• [Collected data]:
━━━━━━━━━━━━━━━━━━━━

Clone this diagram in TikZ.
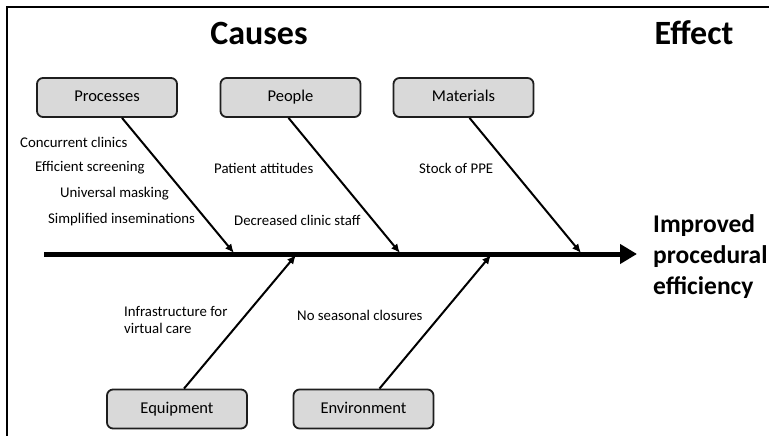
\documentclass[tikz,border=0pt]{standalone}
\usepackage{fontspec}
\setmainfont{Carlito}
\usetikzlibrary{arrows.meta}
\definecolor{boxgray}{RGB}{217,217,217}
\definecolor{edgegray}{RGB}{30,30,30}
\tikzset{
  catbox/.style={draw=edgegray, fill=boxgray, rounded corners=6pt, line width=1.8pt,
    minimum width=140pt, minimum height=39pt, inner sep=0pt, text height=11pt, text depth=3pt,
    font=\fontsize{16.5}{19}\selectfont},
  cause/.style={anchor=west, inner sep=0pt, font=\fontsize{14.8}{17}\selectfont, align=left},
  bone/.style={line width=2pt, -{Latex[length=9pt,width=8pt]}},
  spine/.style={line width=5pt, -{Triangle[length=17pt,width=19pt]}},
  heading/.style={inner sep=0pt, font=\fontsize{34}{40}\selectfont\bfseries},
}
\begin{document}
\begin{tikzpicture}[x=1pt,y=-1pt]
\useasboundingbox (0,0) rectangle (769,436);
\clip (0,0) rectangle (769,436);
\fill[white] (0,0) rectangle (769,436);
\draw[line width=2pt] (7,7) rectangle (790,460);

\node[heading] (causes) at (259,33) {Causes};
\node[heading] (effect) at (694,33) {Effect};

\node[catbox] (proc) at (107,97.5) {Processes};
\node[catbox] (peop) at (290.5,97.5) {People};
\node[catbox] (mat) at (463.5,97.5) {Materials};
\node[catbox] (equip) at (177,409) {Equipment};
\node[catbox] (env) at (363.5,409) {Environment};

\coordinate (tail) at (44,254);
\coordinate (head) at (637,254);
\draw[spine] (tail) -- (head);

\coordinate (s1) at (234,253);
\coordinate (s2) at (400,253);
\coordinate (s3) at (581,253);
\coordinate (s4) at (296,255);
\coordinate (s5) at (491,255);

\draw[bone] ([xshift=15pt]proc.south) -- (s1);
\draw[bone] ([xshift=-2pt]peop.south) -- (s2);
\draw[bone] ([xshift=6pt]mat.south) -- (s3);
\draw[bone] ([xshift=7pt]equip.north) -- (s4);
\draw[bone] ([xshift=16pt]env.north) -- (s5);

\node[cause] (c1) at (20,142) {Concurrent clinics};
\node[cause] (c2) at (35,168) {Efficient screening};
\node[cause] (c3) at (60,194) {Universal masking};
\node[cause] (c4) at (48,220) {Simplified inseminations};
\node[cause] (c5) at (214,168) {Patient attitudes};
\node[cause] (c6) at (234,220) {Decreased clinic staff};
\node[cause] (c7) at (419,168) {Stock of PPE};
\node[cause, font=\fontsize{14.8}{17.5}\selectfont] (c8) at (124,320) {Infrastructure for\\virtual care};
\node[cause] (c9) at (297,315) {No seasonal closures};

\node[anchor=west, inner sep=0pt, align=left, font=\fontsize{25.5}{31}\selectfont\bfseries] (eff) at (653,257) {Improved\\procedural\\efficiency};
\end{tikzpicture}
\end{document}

━━━━━━━━━━━━━━━━━━━━

• [What you will do]: Quote, exactly and only, the lines from the first line of the data above through the line containing "(effect) at (694,33)". The pictures do not belong in it.

• [Output for this task]:
Clone this diagram in TikZ.
\documentclass[tikz,border=0pt]{standalone}
\usepackage{fontspec}
\setmainfont{Carlito}
\usetikzlibrary{arrows.meta}
\definecolor{boxgray}{RGB}{217,217,217}
\definecolor{edgegray}{RGB}{30,30,30}
\tikzset{
  catbox/.style={draw=edgegray, fill=boxgray, rounded corners=6pt, line width=1.8pt,
    minimum width=140pt, minimum height=39pt, inner sep=0pt, text height=11pt, text depth=3pt,
    font=\fontsize{16.5}{19}\selectfont},
  cause/.style={anchor=west, inner sep=0pt, font=\fontsize{14.8}{17}\selectfont, align=left},
  bone/.style={line width=2pt, -{Latex[length=9pt,width=8pt]}},
  spine/.style={line width=5pt, -{Triangle[length=17pt,width=19pt]}},
  heading/.style={inner sep=0pt, font=\fontsize{34}{40}\selectfont\bfseries},
}
\begin{document}
\begin{tikzpicture}[x=1pt,y=-1pt]
\useasboundingbox (0,0) rectangle (769,436);
\clip (0,0) rectangle (769,436);
\fill[white] (0,0) rectangle (769,436);
\draw[line width=2pt] (7,7) rectangle (790,460);

\node[heading] (causes) at (259,33) {Causes};
\node[heading] (effect) at (694,33) {Effect};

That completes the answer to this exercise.